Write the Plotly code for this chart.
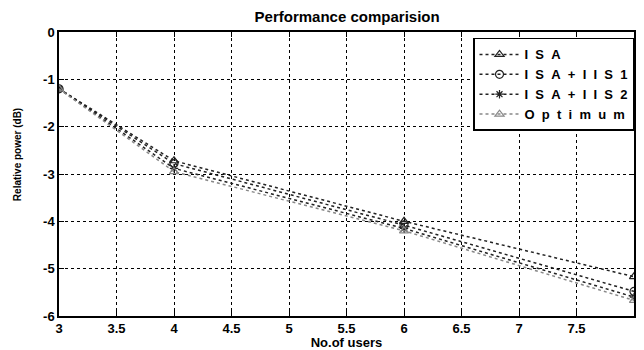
import plotly.graph_objects as go

users = [3, 4, 6, 8]
isa = [-1.2, -2.72, -4.0, -5.17]
isa_iis1 = [-1.2, -2.78, -4.08, -5.48]
isa_iis2 = [-1.2, -2.88, -4.15, -5.6]
optimum = [-1.2, -2.95, -4.2, -5.67]
names = ["ISA", "ISA+IIS1", "ISA+IIS2", "Optimum"]
x_ticks = [3, 3.5, 4, 4.5, 5, 5.5, 6, 6.5, 7, 7.5, 8]
x_labels = ["3", "3.5", "4", "4.5", "5", "5.5", "6", "6.5", "7", "7.5", "8"]
y_ticks = [0, -1, -2, -3, -4, -5, -6]
y_labels = ["0", "-1", "-2", "-3", "-4", "-5", "-6"]

FONT = "Liberation Sans, Arial"
GAP = "\u00a0\u00a0"


def spaced(s):
    return GAP.join(list(s))


fig = go.Figure()
styles = [
    (isa, "triangle-up-open", "#222222", 8),
    (isa_iis1, "circle-open", "#222222", 8),
    (isa_iis2, "asterisk-open", "#222222", 7),
    (optimum, "triangle-up-open", "#888888", 8),
]
for (vals, sym, col, sz), nm in zip(styles, names):
    fig.add_trace(go.Scatter(
        x=users, y=vals, name=spaced(nm), mode="lines+markers",
        line=dict(color=col, width=1.5, dash="dot"),
        marker=dict(symbol=sym, size=sz, color=col, line=dict(color=col, width=1.2)),
    ))

axis_common = dict(
    showline=True, linecolor="black", linewidth=1.5, mirror="ticks",
    ticks="inside", ticklen=5, tickcolor="black",
    showgrid=True, gridcolor="black", griddash="dot", gridwidth=1,
    zeroline=False,
    tickfont=dict(family=FONT, size=13, color="black", weight="bold"),
)
fig.update_xaxes(range=[3, 8], tickvals=x_ticks, ticktext=x_labels,
                 title=dict(text="No.of users", standoff=0,
                            font=dict(family=FONT, size=13, color="black", weight="bold")),
                 **axis_common)
fig.update_yaxes(range=[-6, 0], tickvals=y_ticks, ticktext=y_labels, **axis_common)

fig.add_annotation(text="Relative power (dB)", xref="paper", yref="paper",
                   x=-0.071, y=0.567, xanchor="center", yanchor="middle",
                   textangle=-90, showarrow=False,
                   font=dict(family=FONT, size=10, color="black", weight="bold"))

fig.update_layout(
    width=628, height=342,
    margin=dict(l=51, r=2, t=24, b=34, autoexpand=False),
    paper_bgcolor="white", plot_bgcolor="white",
    title=dict(text="Performance comparision", x=0.54, xanchor="center", y=0.99, yanchor="top",
               font=dict(family=FONT, size=15, color="black", weight="bold")),
    showlegend=True,
    legend=dict(x=1.0, y=0.979, xanchor="right", yanchor="top",
                bgcolor="white", bordercolor="black", borderwidth=1.5,
                font=dict(family=FONT, size=13, color="black", weight="bold"),
                tracegroupgap=0, itemwidth=40),
)
fig.write_html("out.html")
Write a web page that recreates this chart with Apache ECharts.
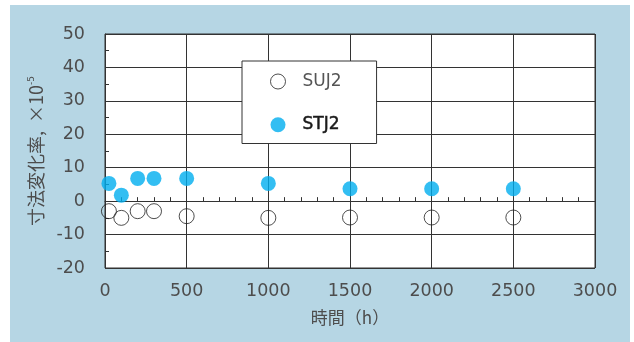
<!DOCTYPE html>
<html>
<head>
<meta charset="utf-8">
<script src="https://cdn.jsdelivr.net/npm/echarts@6/dist/echarts.min.js"></script>
<style>
  html, body { margin: 0; padding: 0; background: #ffffff; }
  #frame { position: absolute; left: 10px; top: 5px; width: 620px; height: 337px; background: #b6d6e4; }
  #chart { position: absolute; left: 0; top: 0; width: 634px; height: 342px; }
</style>
</head>
<body>
<div id="frame"></div>
<div id="chart"></div>
<script>
// Elapsed time (h) for each measurement
const hours = [24, 100, 200, 300, 500, 1000, 1500, 2000, 2500];
// Dimensional change rate, x10^-5
const suj2 = [-3.0, -5.0, -3.0, -3.0, -4.5, -5.0, -4.9, -4.9, -4.9];
const stj2 = [5.3, 1.8, 6.8, 6.8, 6.8, 5.3, 3.7, 3.7, 3.7];

const seriesNames = ['SUJ2', 'STJ2'];
const xName = '時間（h）';
const yName = '寸法変化率,  ×10{sup|-5}';

const toPairs = (xs, ys) => xs.map((x, i) => [x, ys[i]]);

const labelFont = { fontFamily: 'DejaVu Sans', fontSize: 17.5, color: '#4d4d4d' };
const lineCol = '#333333';

const chart = echarts.init(document.getElementById('chart'), null, { renderer: 'canvas' });
chart.setOption({
  animation: false,
  backgroundColor: 'transparent',
  grid: {
    left: 105, top: 34, width: 490, height: 234,
    show: true, backgroundColor: '#ffffff', borderColor: lineCol, borderWidth: 1
  },
  legend: {
    orient: 'vertical',
    left: 242, top: 61,
    backgroundColor: '#ffffff',
    borderColor: lineCol, borderWidth: 1,
    padding: [12, 35, 10, 28],
    itemWidth: 15, itemHeight: 15,
    itemGap: 26,
    textStyle: { fontFamily: 'DejaVu Sans', fontSize: 17, color: '#555', padding: [0, 0, 0, 12] },
    data: [
      { name: seriesNames[0], icon: 'circle', itemStyle: { color: '#ffffff', borderColor: '#222', borderWidth: 1 } },
      { name: seriesNames[1], icon: 'circle',
        textStyle: { color: '#1a1a1a', textBorderColor: '#1a1a1a', textBorderWidth: 0.5 } }
    ]
  },
  xAxis: {
    type: 'value', min: 0, max: 3000, interval: 500,
    name: xName, nameLocation: 'middle', nameGap: 41,
    nameTextStyle: { fontFamily: 'Noto Sans CJK JP', fontSize: 17, color: '#4d4d4d' },
    axisLine: { lineStyle: { color: lineCol, width: 1 } },
    axisTick: { show: true, inside: true, length: 0 },
    minorTick: { show: true, splitNumber: 5, length: 4, lineStyle: { color: lineCol } },
    axisLabel: Object.assign({ margin: 14, formatter: v => String(v) }, labelFont),
    splitLine: { show: true, lineStyle: { color: lineCol, width: 1 } }
  },
  yAxis: {
    type: 'value', min: -20, max: 50, interval: 10,
    name: yName, nameLocation: 'middle', nameGap: 52, nameRotate: 90,
    nameTextStyle: {
      fontFamily: 'Noto Sans CJK JP', fontSize: 18, color: '#4d4d4d',
      rich: { sup: { fontFamily: 'DejaVu Sans', fontSize: 9, color: '#4d4d4d', verticalAlign: 'top', padding: [0, 0, 10, 0] } }
    },
    axisLine: { lineStyle: { color: lineCol, width: 1 } },
    axisTick: { show: true, inside: true, length: 0 },
    minorTick: { show: true, splitNumber: 2, length: 4, lineStyle: { color: lineCol } },
    axisLabel: Object.assign({ margin: 20 }, labelFont),
    splitLine: { show: true, lineStyle: { color: lineCol, width: 1 } }
  },
  series: [
    {
      name: seriesNames[0], type: 'scatter', symbol: 'circle', symbolSize: 15,
      itemStyle: { color: 'rgba(255,255,255,0)', borderColor: '#222', borderWidth: 1 },
      data: toPairs(hours, suj2)
    },
    {
      name: seriesNames[1], type: 'scatter', symbol: 'circle', symbolSize: 15,
      itemStyle: { color: '#00aeef' },
      data: toPairs(hours, stj2)
    }
  ]
});
</script>
</body>
</html>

********************

> [Problem statement]: Nothing but the lines from the start of the records above through the line with "tickvals=y_ticks, ticktext=y_labels, **axis_common)" should be retyped, each exactly as written; leave out all pictures.

> [The result]:
Write the Plotly code for this chart.
import plotly.graph_objects as go

users = [3, 4, 6, 8]
isa = [-1.2, -2.72, -4.0, -5.17]
isa_iis1 = [-1.2, -2.78, -4.08, -5.48]
isa_iis2 = [-1.2, -2.88, -4.15, -5.6]
optimum = [-1.2, -2.95, -4.2, -5.67]
names = ["ISA", "ISA+IIS1", "ISA+IIS2", "Optimum"]
x_ticks = [3, 3.5, 4, 4.5, 5, 5.5, 6, 6.5, 7, 7.5, 8]
x_labels = ["3", "3.5", "4", "4.5", "5", "5.5", "6", "6.5", "7", "7.5", "8"]
y_ticks = [0, -1, -2, -3, -4, -5, -6]
y_labels = ["0", "-1", "-2", "-3", "-4", "-5", "-6"]

FONT = "Liberation Sans, Arial"
GAP = "\u00a0\u00a0"


def spaced(s):
    return GAP.join(list(s))


fig = go.Figure()
styles = [
    (isa, "triangle-up-open", "#222222", 8),
    (isa_iis1, "circle-open", "#222222", 8),
    (isa_iis2, "asterisk-open", "#222222", 7),
    (optimum, "triangle-up-open", "#888888", 8),
]
for (vals, sym, col, sz), nm in zip(styles, names):
    fig.add_trace(go.Scatter(
        x=users, y=vals, name=spaced(nm), mode="lines+markers",
        line=dict(color=col, width=1.5, dash="dot"),
        marker=dict(symbol=sym, size=sz, color=col, line=dict(color=col, width=1.2)),
    ))

axis_common = dict(
    showline=True, linecolor="black", linewidth=1.5, mirror="ticks",
    ticks="inside", ticklen=5, tickcolor="black",
    showgrid=True, gridcolor="black", griddash="dot", gridwidth=1,
    zeroline=False,
    tickfont=dict(family=FONT, size=13, color="black", weight="bold"),
)
fig.update_xaxes(range=[3, 8], tickvals=x_ticks, ticktext=x_labels,
                 title=dict(text="No.of users", standoff=0,
                            font=dict(family=FONT, size=13, color="black", weight="bold")),
                 **axis_common)
fig.update_yaxes(range=[-6, 0], tickvals=y_ticks, ticktext=y_labels, **axis_common)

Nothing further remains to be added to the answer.